Peut-il se réveiller et apporter de nouvelles informations ?

"La probabilité s'affaiblit de jour en jour", selon Eric Lewin, chercheur à Grenoble, spécialiste des sciences de la Terre. Celui qui fait parti de la mission Curiosity sur Mars animait une conférence sur le "tourisme spatial" lors du Festival d'astronomie de Fleurance. Il y abordait la mission Rosetta et se montre pessimiste sur le réveil de Philae.

"Rosetta a dû s'éloigner et la communication est d'autant plus difficile. Mais cela reste un très beau succès. Il a fonctionné à 90 % alors que sur le papier, il n'était qu'un supplément à la mission Rosetta", ajoute-t-il.

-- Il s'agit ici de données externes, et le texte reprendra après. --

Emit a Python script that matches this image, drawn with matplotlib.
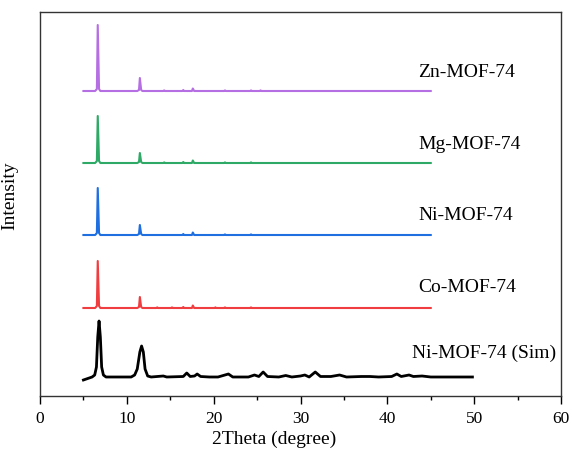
import matplotlib
matplotlib.use("Agg")
import matplotlib.pyplot as plt
from matplotlib.ticker import MultipleLocator

plt.rcParams['font.family'] = ['Liberation Serif', 'DejaVu Serif']

# ---- data ----
labels = ["Zn-MOF-74", "Mg-MOF-74", "Ni-MOF-74", "Co-MOF-74", "Ni-MOF-74 (Sim)"]
colors = ["#b56fe3", "#2eaa66", "#1f6fe0", "#f03d40", "#000000"]

zn_x = [5, 6.35, 6.55, 6.65, 6.8, 6.95, 11.2, 11.4, 11.5, 11.65, 11.8, 14.2, 14.3, 14.4,
        16.4, 16.5, 16.6, 17.5, 17.6, 17.75, 21.2, 21.3, 21.4, 24.2, 24.3, 24.4, 25.3, 25.4, 25.5, 45]
zn_y = [0, 0, 2, 66, 2, 0, 0, 1, 13, 1, 0, 0, 0.6, 0,
        0, 1, 0, 0, 2.5, 0, 0, 0.6, 0, 0, 0.6, 0, 0, 0.6, 0, 0]

mg_x = [5, 6.35, 6.55, 6.65, 6.8, 6.95, 11.2, 11.4, 11.5, 11.65, 11.8, 14.2, 14.3, 14.4,
        16.4, 16.5, 16.6, 17.5, 17.6, 17.75, 21.2, 21.3, 21.4, 24.2, 24.3, 24.4, 45]
mg_y = [0, 0, 2, 47, 2, 0, 0, 1, 10, 1, 0, 0, 0.6, 0,
        0, 1, 0, 0, 2.5, 0, 0, 0.6, 0, 0, 0.6, 0, 0]

ni_x = [5, 6.35, 6.55, 6.65, 6.8, 6.95, 11.2, 11.4, 11.5, 11.65, 11.8,
        16.4, 16.5, 16.6, 17.5, 17.6, 17.75, 21.2, 21.3, 21.4, 24.2, 24.3, 24.4, 45]
ni_y = [0, 0, 2, 47, 2, 0, 0, 1, 10, 1, 0,
        0, 1, 0, 0, 2.5, 0, 0, 0.6, 0, 0, 0.6, 0, 0]

co_x = [5, 6.35, 6.55, 6.65, 6.8, 6.95, 11.2, 11.4, 11.5, 11.65, 11.8, 13.4, 13.5, 13.6,
        15.1, 15.2, 15.3, 16.4, 16.5, 16.6, 17.5, 17.6, 17.75, 20.1, 20.2, 20.3,
        21.2, 21.3, 21.4, 24.2, 24.3, 24.4, 45]
co_y = [0, 0, 2, 47, 2, 0, 0, 1, 11, 1, 0, 0, 0.6, 0,
        0, 0.6, 0, 0, 1, 0, 0, 2.5, 0, 0, 0.6, 0,
        0, 0.6, 0, 0, 0.6, 0, 0]

sim_x = [5, 5.5, 6.0, 6.3, 6.5, 6.65, 6.8, 6.95, 7.1, 7.3, 7.6, 10.5, 10.9, 11.2, 11.5, 11.7,
         11.9, 12.1, 12.4, 12.8, 14.2, 14.6, 16.5, 16.9, 17.3, 17.8, 18.1, 18.5, 19.5, 20.5,
         21.7, 22.2, 24.0, 24.7, 25.2, 25.7, 26.2, 27.5, 28.3, 29.0, 30.0, 30.5, 31.0, 31.7,
         32.3, 33.5, 34.5, 35.3, 37.0, 38.0, 39.0, 40.5, 41.1, 41.6, 42.5, 43.0, 44.0, 45.0, 49.8]
sim_y = [-3, -1.5, 0, 2, 10, 40, 56, 40, 10, 2, 0, 0, 2, 8, 25, 31,
         25, 8, 1, 0, 1, 0, 0.5, 4, 0.5, 1, 3, 0.5, 0, 0,
         3, 0, 0, 2, 0.5, 5, 0.5, 0, 1.5, 0, 1, 2, 0, 5,
         0.5, 0.5, 2, 0, 0.5, 0.5, 0, 0.5, 3, 0.5, 2, 0.5, 1, 0, 0]

xs = [zn_x, mg_x, ni_x, co_x, sim_x]
ys = [zn_y, mg_y, ni_y, co_y, sim_y]

# ---- layout / style ----
offsets = [305, 233, 161, 88, 19]
widths = [1.5, 1.5, 1.5, 1.5, 2.0]
label_pos = [(43.55, 319), (43.55, 247), (43.55, 176), (43.55, 104), (42.86, 38)]

fig = plt.figure(figsize=(5.72, 4.54), dpi=100)
ax = fig.add_axes([40 / 572, 1 - 396 / 454, 521 / 572, 384 / 454])

for x, y, off, c, lw in zip(xs, ys, offsets, colors, widths):
    ax.plot(x, [v + off for v in y], color=c, lw=lw, solid_joinstyle='round')

for lab, (tx, ty) in zip(labels, label_pos):
    ax.text(tx, ty, lab, fontsize=14, ha='left', va='baseline', color='black')

ax.set_xlim(0, 60)
ax.set_ylim(0, 384)
ax.xaxis.set_major_locator(MultipleLocator(10))
ax.xaxis.set_minor_locator(MultipleLocator(5))
ax.set_yticks([])
ax.tick_params(axis='x', which='major', direction='out', length=5.5, width=1, labelsize=12.5, pad=5)
ax.tick_params(axis='x', which='minor', direction='out', length=3, width=1)
for s in ax.spines.values():
    s.set_linewidth(1.0)
    s.set_color('#333333')

ax.set_xlabel("2Theta (degree)", fontsize=14)
ax.xaxis.set_label_coords((274 - 40) / 521, -35 / 384)
ax.set_ylabel("Intensity", fontsize=14)
ax.yaxis.set_label_coords(-22 / 521, (396 - 196) / 384)

fig.savefig("out.png", dpi=100)
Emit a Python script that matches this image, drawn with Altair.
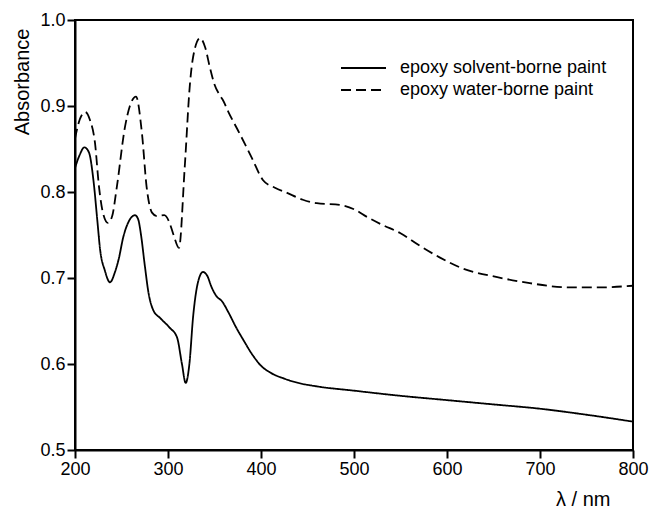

Un constat partagé par Philippe Gaudon, chef de projet Rosetta au Cnes. "C'est un très beau succès sur les deux jours et demi d'analyse" même si, aujourd'hui, la communication est difficile. Philae a atterri couché et ses antennes sont tournées vers la surface de la comète. D'autre part, Rosetta devait être en orbite à 30 km et a dû être éloignée à 300 km. En effet, les censeurs stellaires, qui permettent à la sonde de s'orienter par rapport aux étoiles, confondaient les étoiles et les poussières. Mais selon lui, "l'activité de la comète va rebaisser d'ici à novembre, ce qui pourrait permettre de rétablir la communication avec Philae".

Fin de mission dans un an

Alors que les premières conclusions sont faites à partir des données récoltées en 2014, la mission de Rosetta doit se poursuivre jusqu'en septembre 2016. Elle ira alors se poser à la surface de Tchouri avec une approche très lente de manière à récolter un maximum de données à proximité de la comète. La quantité des données à traiter va donc s'avérer colossale, au grand bonheur des scientifiques. "Cela va prendre des années pour exploiter l'ensemble des données. Mais elles pourraient nous permettre de confirmer certaines théories ou, au contraire, nous forcer à repenser les modèles sur les origines de la vie." Les découvertes passionnantes n'ont pas finies d'être annoncées.